Exercise directions: Transcribe all of the data exactly. Omit the pictures.
Start of Source excerpt
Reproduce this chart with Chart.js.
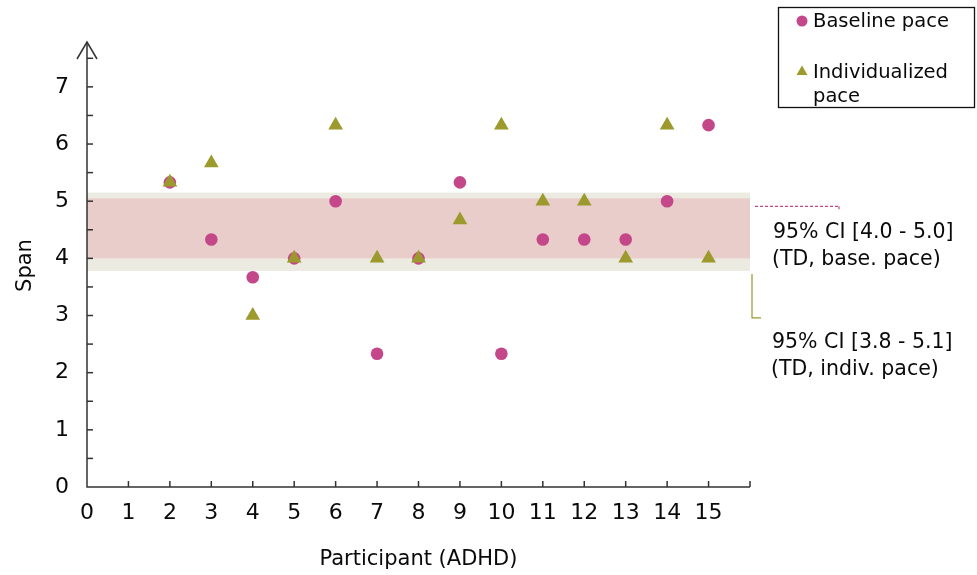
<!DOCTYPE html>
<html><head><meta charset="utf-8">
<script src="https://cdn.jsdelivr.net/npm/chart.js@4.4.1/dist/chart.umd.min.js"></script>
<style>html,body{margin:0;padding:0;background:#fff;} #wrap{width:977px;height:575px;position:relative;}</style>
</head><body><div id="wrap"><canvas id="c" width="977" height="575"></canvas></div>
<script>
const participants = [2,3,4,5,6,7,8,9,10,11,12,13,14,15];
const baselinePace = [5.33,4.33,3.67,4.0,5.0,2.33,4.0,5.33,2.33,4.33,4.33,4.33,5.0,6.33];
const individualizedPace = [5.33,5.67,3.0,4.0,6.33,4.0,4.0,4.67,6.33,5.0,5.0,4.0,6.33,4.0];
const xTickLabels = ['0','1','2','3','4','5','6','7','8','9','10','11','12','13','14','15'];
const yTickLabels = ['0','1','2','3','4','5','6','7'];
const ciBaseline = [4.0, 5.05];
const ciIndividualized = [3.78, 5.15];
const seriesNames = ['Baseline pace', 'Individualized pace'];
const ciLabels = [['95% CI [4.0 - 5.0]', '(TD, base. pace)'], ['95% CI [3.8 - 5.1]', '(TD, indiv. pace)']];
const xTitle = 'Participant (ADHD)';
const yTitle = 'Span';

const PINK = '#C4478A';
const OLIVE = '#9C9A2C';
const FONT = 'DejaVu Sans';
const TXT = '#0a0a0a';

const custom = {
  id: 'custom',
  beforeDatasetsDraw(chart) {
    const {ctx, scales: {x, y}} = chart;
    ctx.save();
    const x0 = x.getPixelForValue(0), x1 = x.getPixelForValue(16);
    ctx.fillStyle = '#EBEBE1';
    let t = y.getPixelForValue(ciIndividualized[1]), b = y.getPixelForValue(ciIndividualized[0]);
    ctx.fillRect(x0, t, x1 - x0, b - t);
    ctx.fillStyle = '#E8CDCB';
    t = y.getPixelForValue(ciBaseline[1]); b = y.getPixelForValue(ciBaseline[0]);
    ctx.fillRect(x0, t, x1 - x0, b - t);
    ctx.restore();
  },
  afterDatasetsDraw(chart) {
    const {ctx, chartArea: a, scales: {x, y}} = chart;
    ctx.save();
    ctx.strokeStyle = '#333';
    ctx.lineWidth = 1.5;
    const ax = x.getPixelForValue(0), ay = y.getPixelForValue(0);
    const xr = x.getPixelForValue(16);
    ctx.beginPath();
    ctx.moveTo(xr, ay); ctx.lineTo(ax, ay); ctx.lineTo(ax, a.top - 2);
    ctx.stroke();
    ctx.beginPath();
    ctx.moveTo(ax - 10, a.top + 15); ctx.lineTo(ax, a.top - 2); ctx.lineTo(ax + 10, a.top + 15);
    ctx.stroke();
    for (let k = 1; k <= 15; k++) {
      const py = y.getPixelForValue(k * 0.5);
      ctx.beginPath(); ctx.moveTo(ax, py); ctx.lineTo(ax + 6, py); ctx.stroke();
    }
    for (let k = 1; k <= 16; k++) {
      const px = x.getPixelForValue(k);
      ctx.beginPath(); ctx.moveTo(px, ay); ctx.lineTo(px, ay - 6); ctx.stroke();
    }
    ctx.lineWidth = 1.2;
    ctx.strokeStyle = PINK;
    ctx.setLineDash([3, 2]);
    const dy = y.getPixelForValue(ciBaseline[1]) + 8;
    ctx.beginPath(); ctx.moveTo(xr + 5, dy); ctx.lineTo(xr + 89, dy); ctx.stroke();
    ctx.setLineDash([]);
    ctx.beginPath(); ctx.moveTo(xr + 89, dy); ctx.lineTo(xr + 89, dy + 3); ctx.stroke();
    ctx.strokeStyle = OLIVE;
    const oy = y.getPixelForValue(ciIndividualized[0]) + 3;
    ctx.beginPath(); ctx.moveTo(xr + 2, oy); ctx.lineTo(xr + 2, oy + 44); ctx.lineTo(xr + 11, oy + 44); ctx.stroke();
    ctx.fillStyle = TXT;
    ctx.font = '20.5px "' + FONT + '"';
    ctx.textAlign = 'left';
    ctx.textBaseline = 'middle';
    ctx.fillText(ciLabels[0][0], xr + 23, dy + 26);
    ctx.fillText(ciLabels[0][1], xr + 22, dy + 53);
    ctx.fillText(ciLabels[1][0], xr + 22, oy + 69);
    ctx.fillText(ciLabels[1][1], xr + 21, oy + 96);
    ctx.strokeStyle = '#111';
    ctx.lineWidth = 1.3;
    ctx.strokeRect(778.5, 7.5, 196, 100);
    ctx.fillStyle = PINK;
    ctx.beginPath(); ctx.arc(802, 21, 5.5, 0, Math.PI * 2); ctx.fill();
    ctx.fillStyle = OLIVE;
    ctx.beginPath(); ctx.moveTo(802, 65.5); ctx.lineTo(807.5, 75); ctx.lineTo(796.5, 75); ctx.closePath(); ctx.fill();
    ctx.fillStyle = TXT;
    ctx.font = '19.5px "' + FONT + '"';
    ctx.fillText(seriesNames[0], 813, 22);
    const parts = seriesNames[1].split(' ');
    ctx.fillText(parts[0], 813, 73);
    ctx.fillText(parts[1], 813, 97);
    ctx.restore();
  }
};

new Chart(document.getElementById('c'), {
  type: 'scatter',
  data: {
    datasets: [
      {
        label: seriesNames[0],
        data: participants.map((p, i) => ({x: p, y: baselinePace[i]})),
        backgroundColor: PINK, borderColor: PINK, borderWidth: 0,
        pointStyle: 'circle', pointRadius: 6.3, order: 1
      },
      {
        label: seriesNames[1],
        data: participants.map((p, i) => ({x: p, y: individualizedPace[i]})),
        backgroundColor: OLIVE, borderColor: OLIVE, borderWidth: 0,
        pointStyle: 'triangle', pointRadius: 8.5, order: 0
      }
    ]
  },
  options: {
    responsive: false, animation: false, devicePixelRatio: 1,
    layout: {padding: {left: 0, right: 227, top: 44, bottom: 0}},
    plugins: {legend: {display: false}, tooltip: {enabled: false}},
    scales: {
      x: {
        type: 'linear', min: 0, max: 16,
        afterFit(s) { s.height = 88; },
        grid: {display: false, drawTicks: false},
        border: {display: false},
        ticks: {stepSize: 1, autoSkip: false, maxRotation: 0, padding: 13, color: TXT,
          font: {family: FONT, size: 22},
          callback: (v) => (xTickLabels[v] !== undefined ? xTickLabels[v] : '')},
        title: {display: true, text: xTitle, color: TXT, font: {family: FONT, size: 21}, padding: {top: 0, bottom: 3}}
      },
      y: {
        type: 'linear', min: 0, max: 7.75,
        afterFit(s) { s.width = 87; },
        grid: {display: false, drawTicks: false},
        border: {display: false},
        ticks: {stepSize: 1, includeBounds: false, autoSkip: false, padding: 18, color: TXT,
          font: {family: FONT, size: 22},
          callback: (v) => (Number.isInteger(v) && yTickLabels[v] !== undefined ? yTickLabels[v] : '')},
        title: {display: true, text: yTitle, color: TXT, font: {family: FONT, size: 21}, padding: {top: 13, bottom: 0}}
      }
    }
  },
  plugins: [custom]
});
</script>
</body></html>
End of Source excerpt
Output for this task:
Reproduce this chart with Chart.js.
<!DOCTYPE html>
<html><head><meta charset="utf-8">
<script src="https://cdn.jsdelivr.net/npm/chart.js@4.4.1/dist/chart.umd.min.js"></script>
<style>html,body{margin:0;padding:0;background:#fff;} #wrap{width:977px;height:575px;position:relative;}</style>
</head><body><div id="wrap"><canvas id="c" width="977" height="575"></canvas></div>
<script>
const participants = [2,3,4,5,6,7,8,9,10,11,12,13,14,15];
const baselinePace = [5.33,4.33,3.67,4.0,5.0,2.33,4.0,5.33,2.33,4.33,4.33,4.33,5.0,6.33];
const individualizedPace = [5.33,5.67,3.0,4.0,6.33,4.0,4.0,4.67,6.33,5.0,5.0,4.0,6.33,4.0];
const xTickLabels = ['0','1','2','3','4','5','6','7','8','9','10','11','12','13','14','15'];
const yTickLabels = ['0','1','2','3','4','5','6','7'];
const ciBaseline = [4.0, 5.05];
const ciIndividualized = [3.78, 5.15];
const seriesNames = ['Baseline pace', 'Individualized pace'];
const ciLabels = [['95% CI [4.0 - 5.0]', '(TD, base. pace)'], ['95% CI [3.8 - 5.1]', '(TD, indiv. pace)']];
const xTitle = 'Participant (ADHD)';
const yTitle = 'Span';

const PINK = '#C4478A';
const OLIVE = '#9C9A2C';
const FONT = 'DejaVu Sans';
const TXT = '#0a0a0a';

const custom = {
  id: 'custom',
  beforeDatasetsDraw(chart) {
    const {ctx, scales: {x, y}} = chart;
    ctx.save();
    const x0 = x.getPixelForValue(0), x1 = x.getPixelForValue(16);
    ctx.fillStyle = '#EBEBE1';
    let t = y.getPixelForValue(ciIndividualized[1]), b = y.getPixelForValue(ciIndividualized[0]);
    ctx.fillRect(x0, t, x1 - x0, b - t);
    ctx.fillStyle = '#E8CDCB';
    t = y.getPixelForValue(ciBaseline[1]); b = y.getPixelForValue(ciBaseline[0]);
    ctx.fillRect(x0, t, x1 - x0, b - t);
    ctx.restore();
  },
  afterDatasetsDraw(chart) {
    const {ctx, chartArea: a, scales: {x, y}} = chart;
    ctx.save();
    ctx.strokeStyle = '#333';
    ctx.lineWidth = 1.5;
    const ax = x.getPixelForValue(0), ay = y.getPixelForValue(0);
    const xr = x.getPixelForValue(16);
    ctx.beginPath();
    ctx.moveTo(xr, ay); ctx.lineTo(ax, ay); ctx.lineTo(ax, a.top - 2);
    ctx.stroke();
    ctx.beginPath();
    ctx.moveTo(ax - 10, a.top + 15); ctx.lineTo(ax, a.top - 2); ctx.lineTo(ax + 10, a.top + 15);
    ctx.stroke();
    for (let k = 1; k <= 15; k++) {
      const py = y.getPixelForValue(k * 0.5);
      ctx.beginPath(); ctx.moveTo(ax, py); ctx.lineTo(ax + 6, py); ctx.stroke();
    }
    for (let k = 1; k <= 16; k++) {
      const px = x.getPixelForValue(k);
      ctx.beginPath(); ctx.moveTo(px, ay); ctx.lineTo(px, ay - 6); ctx.stroke();
    }
    ctx.lineWidth = 1.2;
    ctx.strokeStyle = PINK;
    ctx.setLineDash([3, 2]);
    const dy = y.getPixelForValue(ciBaseline[1]) + 8;
    ctx.beginPath(); ctx.moveTo(xr + 5, dy); ctx.lineTo(xr + 89, dy); ctx.stroke();
    ctx.setLineDash([]);
    ctx.beginPath(); ctx.moveTo(xr + 89, dy); ctx.lineTo(xr + 89, dy + 3); ctx.stroke();
    ctx.strokeStyle = OLIVE;
    const oy = y.getPixelForValue(ciIndividualized[0]) + 3;
    ctx.beginPath(); ctx.moveTo(xr + 2, oy); ctx.lineTo(xr + 2, oy + 44); ctx.lineTo(xr + 11, oy + 44); ctx.stroke();
    ctx.fillStyle = TXT;
    ctx.font = '20.5px "' + FONT + '"';
    ctx.textAlign = 'left';
    ctx.textBaseline = 'middle';
    ctx.fillText(ciLabels[0][0], xr + 23, dy + 26);
    ctx.fillText(ciLabels[0][1], xr + 22, dy + 53);
    ctx.fillText(ciLabels[1][0], xr + 22, oy + 69);
    ctx.fillText(ciLabels[1][1], xr + 21, oy + 96);
    ctx.strokeStyle = '#111';
    ctx.lineWidth = 1.3;
    ctx.strokeRect(778.5, 7.5, 196, 100);
    ctx.fillStyle = PINK;
    ctx.beginPath(); ctx.arc(802, 21, 5.5, 0, Math.PI * 2); ctx.fill();
    ctx.fillStyle = OLIVE;
    ctx.beginPath(); ctx.moveTo(802, 65.5); ctx.lineTo(807.5, 75); ctx.lineTo(796.5, 75); ctx.closePath(); ctx.fill();
    ctx.fillStyle = TXT;
    ctx.font = '19.5px "' + FONT + '"';
    ctx.fillText(seriesNames[0], 813, 22);
    const parts = seriesNames[1].split(' ');
    ctx.fillText(parts[0], 813, 73);
    ctx.fillText(parts[1], 813, 97);
    ctx.restore();
  }
};

new Chart(document.getElementById('c'), {
  type: 'scatter',
  data: {
    datasets: [
      {
        label: seriesNames[0],
        data: participants.map((p, i) => ({x: p, y: baselinePace[i]})),
        backgroundColor: PINK, borderColor: PINK, borderWidth: 0,
        pointStyle: 'circle', pointRadius: 6.3, order: 1
      },
      {
        label: seriesNames[1],
        data: participants.map((p, i) => ({x: p, y: individualizedPace[i]})),
        backgroundColor: OLIVE, borderColor: OLIVE, borderWidth: 0,
        pointStyle: 'triangle', pointRadius: 8.5, order: 0
      }
    ]
  },
  options: {
    responsive: false, animation: false, devicePixelRatio: 1,
    layout: {padding: {left: 0, right: 227, top: 44, bottom: 0}},
    plugins: {legend: {display: false}, tooltip: {enabled: false}},
    scales: {
      x: {
        type: 'linear', min: 0, max: 16,
        afterFit(s) { s.height = 88; },
        grid: {display: false, drawTicks: false},
        border: {display: false},
        ticks: {stepSize: 1, autoSkip: false, maxRotation: 0, padding: 13, color: TXT,
          font: {family: FONT, size: 22},
          callback: (v) => (xTickLabels[v] !== undefined ? xTickLabels[v] : '')},
        title: {display: true, text: xTitle, color: TXT, font: {family: FONT, size: 21}, padding: {top: 0, bottom: 3}}
      },
      y: {
        type: 'linear', min: 0, max: 7.75,
        afterFit(s) { s.width = 87; },
        grid: {display: false, drawTicks: false},
        border: {display: false},
        ticks: {stepSize: 1, includeBounds: false, autoSkip: false, padding: 18, color: TXT,
          font: {family: FONT, size: 22},
          callback: (v) => (Number.isInteger(v) && yTickLabels[v] !== undefined ? yTickLabels[v] : '')},
        title: {display: true, text: yTitle, color: TXT, font: {family: FONT, size: 21}, padding: {top: 13, bottom: 0}}
      }
    }
  },
  plugins: [custom]
});
</script>
</body></html>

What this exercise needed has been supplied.